D'un côté, la chancellerie joue la carte de l'apaisement et multiplie les communiqués pour manifester son soutien aux personnels «victimes d'agressions graves et intolérables» et souligner qu'elle «mesure les difficultés et les risques auxquels ils sont confrontés». De l'autre, les syndicats pénitentiaires considèrent que derrière le discours, les propositions restent trop timides. C'est ainsi que le mouvement de blocage des prisons se poursuit jour après jour depuis plus d'une semaine. Selon le dernier bilan de l'administration pénitentiaire, ce lundi matin, dans 15 établissements sur 188, les agents du service de jour n'ont pas pris leur poste tandis que 35 prisons étaient bloquées à divers degrés. Les chiffres des syndicats sont nettement supérieurs : «Ce matin à 9 heures, près de 140 établissements sont en mouvement sous différentes formes pouvant aller jusqu'au dépôt des clefs pour certains…» selon un communiqué de l'Unsa-Ufap-Justice. Pendant ce temps, les risques de débordements à l'intérieur augmentent. Dans un contexte de surpopulation carcérale, le mouvement a des conséquences particulièrement difficiles pour les détenus privés de parloirs, de promenades, d'activités, et parfois même de douche. Dans certains établissements, les avocats ne peuvent plus entrer et les extractions judiciaires n'ont plus lieu, empêchant les aménagements de peines.

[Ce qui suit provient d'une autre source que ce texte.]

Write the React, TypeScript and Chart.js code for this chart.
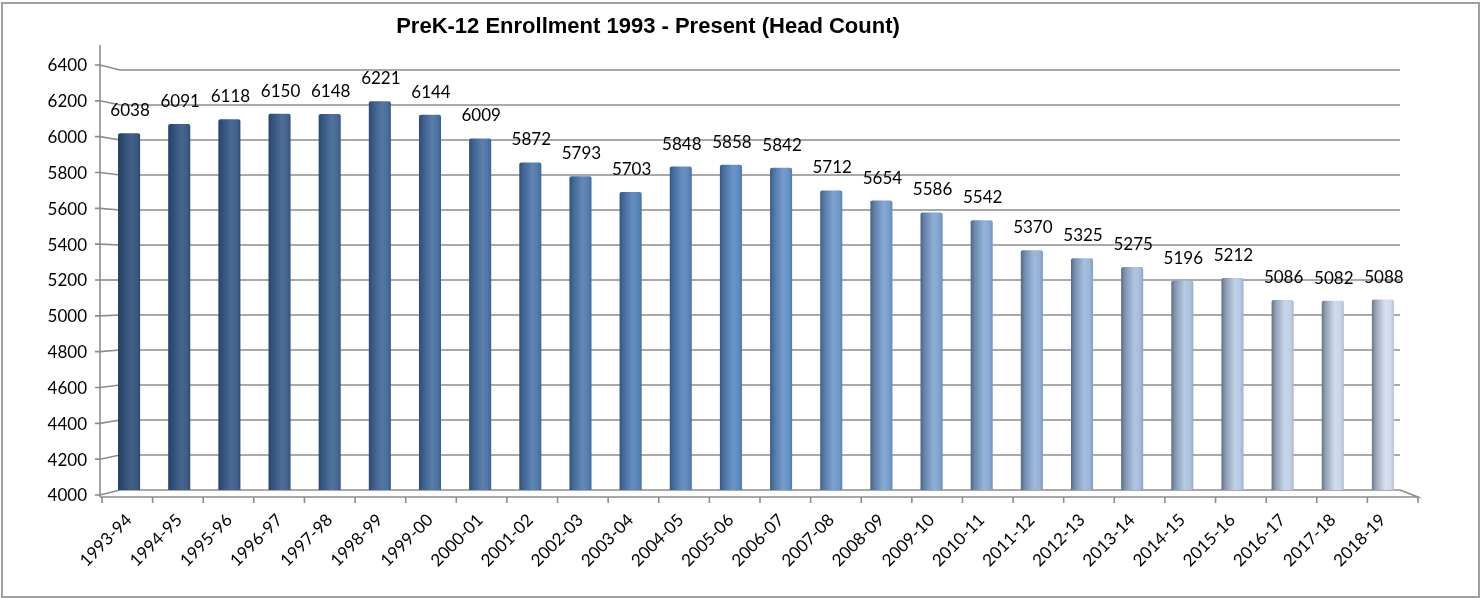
import React, { useEffect, useRef } from "react";
import { Chart, registerables } from "chart.js";

Chart.register(...registerables);

const chartTitle = "PreK-12 Enrollment 1993 - Present (Head Count)";

const schoolYears = [
  "1993-94", "1994-95", "1995-96", "1996-97", "1997-98", "1998-99", "1999-00",
  "2000-01", "2001-02", "2002-03", "2003-04", "2004-05", "2005-06", "2006-07",
  "2007-08", "2008-09", "2009-10", "2010-11", "2011-12", "2012-13", "2013-14",
  "2014-15", "2015-16", "2016-17", "2017-18", "2018-19",
];

const headCounts = [
  6038, 6091, 6118, 6150, 6148, 6221, 6144, 6009, 5872, 5793, 5703, 5848, 5858,
  5842, 5712, 5654, 5586, 5542, 5370, 5325, 5275, 5196, 5212, 5086, 5082, 5088,
];

const yTickValues = [4000, 4200, 4400, 4600, 4800, 5000, 5200, 5400, 5600, 5800, 6000, 6200, 6400];

const LABEL_FONT = "17px Lato";
const BAR_PCT = 0.44;

type RGB = [number, number, number];
const hex = (h: string): RGB => [parseInt(h.slice(1, 3), 16), parseInt(h.slice(3, 5), 16), parseInt(h.slice(5, 7), 16)];
const mix = (a: RGB, b: RGB, t: number): RGB => [a[0] + (b[0] - a[0]) * t, a[1] + (b[1] - a[1]) * t, a[2] + (b[2] - a[2]) * t];
const css = (c: RGB) => `rgb(${Math.round(c[0])},${Math.round(c[1])},${Math.round(c[2])})`;

const DARK = hex("#2a4a76");
const MID = hex("#4f81bd");
const LIGHT = hex("#cdd8ec");

function baseColor(i: number, n: number): RGB {
  const t = i / (n - 1);
  const midT = 12 / 25;
  return t <= midT ? mix(DARK, MID, t / midT) : mix(MID, LIGHT, (t - midT) / (1 - midT));
}

const excel3d = {
  id: "excel3d",
  beforeDatasetsDraw(chart: any) {
    const { ctx, chartArea: a, scales } = chart;
    const y = scales.y;
    const h = a.bottom - a.top;
    const front = (b: number) => a.top - 5 + (b - a.top) * ((h + 10) / h);
    const axisX = a.left - 4;
    const backL = a.left + 16;
    const backR = a.right - 8;
    const floorY = front(a.bottom) + 2;
    const frontR = a.right + 10;
    ctx.save();
    ctx.strokeStyle = "#8c8c8c";
    ctx.lineWidth = 1.6;
    for (const v of yTickValues) {
      const by = y.getPixelForValue(v);
      const fy = front(by);
      ctx.beginPath();
      ctx.moveTo(backL, by);
      ctx.lineTo(backR, by);
      ctx.stroke();
      ctx.beginPath();
      ctx.moveTo(axisX - 5, fy);
      ctx.lineTo(axisX, fy);
      ctx.lineTo(backL, by);
      ctx.stroke();
    }
    ctx.beginPath();
    ctx.moveTo(axisX, a.top - 25);
    ctx.lineTo(axisX, floorY);
    ctx.stroke();
    ctx.beginPath();
    ctx.moveTo(axisX, floorY);
    ctx.lineTo(frontR, floorY);
    ctx.lineTo(backR, a.bottom);
    ctx.stroke();
    const n = schoolYears.length;
    for (let i = 0; i <= n; i++) {
      const tx = axisX + 2 + ((frontR - axisX - 2) * i) / n;
      ctx.beginPath();
      ctx.moveTo(tx, floorY);
      ctx.lineTo(tx, floorY + 6);
      ctx.stroke();
    }
    ctx.fillStyle = "#000";
    ctx.font = LABEL_FONT;
    ctx.textAlign = "right";
    ctx.textBaseline = "middle";
    for (const v of yTickValues) {
      const fy = front(y.getPixelForValue(v));
      ctx.fillText(String(v), axisX - 13, fy + 1);
    }
    ctx.restore();
  },
  afterDatasetsDraw(chart: any) {
    const { ctx, scales } = chart;
    const meta = chart.getDatasetMeta(0);
    ctx.save();
    ctx.fillStyle = "#000";
    ctx.font = LABEL_FONT;
    ctx.textAlign = "center";
    ctx.textBaseline = "alphabetic";
    meta.data.forEach((el: any, i: number) => {
      const v = headCounts[i];
      ctx.fillText(String(v), el.x + 1, scales.y.getPixelForValue(v) - 17);
    });
    ctx.font = "bold 22px 'Liberation Sans', Arial, sans-serif";
    ctx.textBaseline = "alphabetic";
    ctx.fillText(chartTitle, 648, 33);
    ctx.strokeStyle = "#a0a0a0";
    ctx.lineWidth = 2;
    ctx.strokeRect(2, 3, chart.width - 5, chart.height - 4);
    ctx.restore();
  },
};

export default function App() {
  const ref = useRef<HTMLCanvasElement | null>(null);
  useEffect(() => {
    if (!ref.current) return;
    const n = schoolYears.length;
    const chart = new Chart(ref.current, {
      type: "bar",
      data: {
        labels: schoolYears,
        datasets: [
          {
            label: "Head Count",
            data: headCounts,
            barPercentage: BAR_PCT,
            categoryPercentage: 1,
            borderWidth: 0,
            borderRadius: 2,
            borderSkipped: "bottom",
            backgroundColor: (c: any) => {
              const i = c.dataIndex;
              if (i == null) return css(MID);
              const base = baseColor(i, n);
              const chart = c.chart;
              const xs = chart.scales && chart.scales.x;
              if (!xs || !chart.chartArea) return css(base);
              const cx = xs.getPixelForValue(i);
              const w = ((xs.right - xs.left) / n) * BAR_PCT;
              const g = chart.ctx.createLinearGradient(cx - w / 2, 0, cx + w / 2, 0);
              const t = i / (n - 1);
              g.addColorStop(0, css(mix(base, hex("#1c2530"), 0.35 + 0.2 * t)));
              g.addColorStop(0.18, css(mix(base, hex("#303a48"), 0.12 + 0.2 * t)));
              g.addColorStop(0.6, css(mix(base, hex("#ffffff"), 0.12 + 0.1 * t)));
              g.addColorStop(0.85, css(mix(base, hex("#ffffff"), 0.08)));
              g.addColorStop(1, css(mix(base, hex("#303a48"), 0.15)));
              return g;
            },
          },
        ],
      },
      options: {
        animation: false,
        responsive: false,
        maintainAspectRatio: false,
        layout: { padding: { left: 104, right: 74, top: 70, bottom: 0 } },
        plugins: {
          legend: { display: false },
          title: { display: false },
          tooltip: { enabled: false },
        },
        scales: {
          x: {
            grid: { display: false, drawTicks: false },
            border: { display: false },
            ticks: {
              color: "#000",
              font: { family: "Lato", size: 17 },
              maxRotation: 45,
              minRotation: 45,
              autoSkip: false,
              padding: 20,
            },
            afterFit: (s: any) => {
              s.height = 108;
            },
          },
          y: {
            display: false,
            min: 4000,
            max: 6400,
            ticks: { stepSize: 200 },
          },
        },
      },
      plugins: [excel3d],
    });
    return () => chart.destroy();
  }, []);
  return (
    <div style={{ position: "fixed", left: 0, top: 0, width: 1482, height: 598, background: "#fff" }}>
      <canvas ref={ref} width={1482} height={598} style={{ display: "block" }} />
    </div>
  );
}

«Bien en deçà des attentes»
L'Unsa-Ufap-Justice (majoritaire) et CGT pénitentiaire (troisième, avec 15%) ont refusé de signer, ce week-end, un accord soumis par la chancellerie et proposant 1 100 emplois supplémentaires sur quatre ans pour combler les postes vacants, le renforcement des équipements de sécurité ainsi que des quartiers spécifiques, totalement séparés du reste de la détention, pour la prise en charge des détenus violents. Jugeant le projet «bien en deçà des attentes des collègues mobilisés», notamment en ce qui concerne les indemnités et le statut, ils ont appelé à la poursuite de la contestation.
Depuis le début du mouvement qui a commencé après l'agression, le 11 janvier, de plusieurs surveillants par un détenu islamiste à la prison de Vendin-le-Vieil (Pas-de-Calais), le front syndical agit en ordre dispersé, voire en concurrence, dans un contexte d'élections professionnelles, fin 2018. FO-Pénitentiaire, qui maintient la ligne la plus dure, n'a pas rejoint la table des négociations. «J'ai priorisé trois grands axes : la sécurité, le salaire et le statut, ce qui n'avait pas satisfait sur le moment les deux autres organisations syndicales représentatives, nous excluant de fait», est-il expliqué dans un communiqué FO datant de ce lundi. De son côté, l'Unsa-Ufap-Justice «assume de ne pas avoir demandé d'indemnitaire dès le lancement de ce conflit, considérant, tout comme la CGT d'ailleurs, que la vie des personnels n'a pas de prix !»
«Effort considérable»
Néanmoins, les trois organisations syndicales ont décidé de dépasser leurs divergences lors d’un rendez-vous commun avec la ministre, ce lundi après-midi. Ils réclament des revalorisations indemnitaires, notamment des primes de nuit ou de pénibilité (pour l’Ufap) et statutaires (pour FO et la CGT), avec le passage pour les agents de la pénitentiaire de la catégorie C à la catégorie B. Sur le compte Twitter de la garde des Sceaux, on pouvait voir une photo de la réunion : Nicole Belloubet souriante à la table des négociations entourée par les syndicalistes à la mine un peu moins radieuse.
Verdict après une heure quarante d'échanges : «Nous allons nous revoir demain», a annoncé la ministre. Elle a précisé que la proposition de 1 100 emplois supplémentaires sur quatre ans est déjà «un effort considérable» et «n'est pas sûre de pouvoir aller au-delà». Si elle se dit prête à discuter des rémunérations, pour le moment, elle n'a formulé aucune proposition chiffrée, souhaitant «d'abord entendre les organisations sur ce qu'elles demandent». Résultat : la fronde va se poursuivre. «Il est hors de question pour nous de suspendre le mouvement», a déclaré le secrétaire général de l'Ufap-Unsa Justice (majoritaire), Jean-François Forget.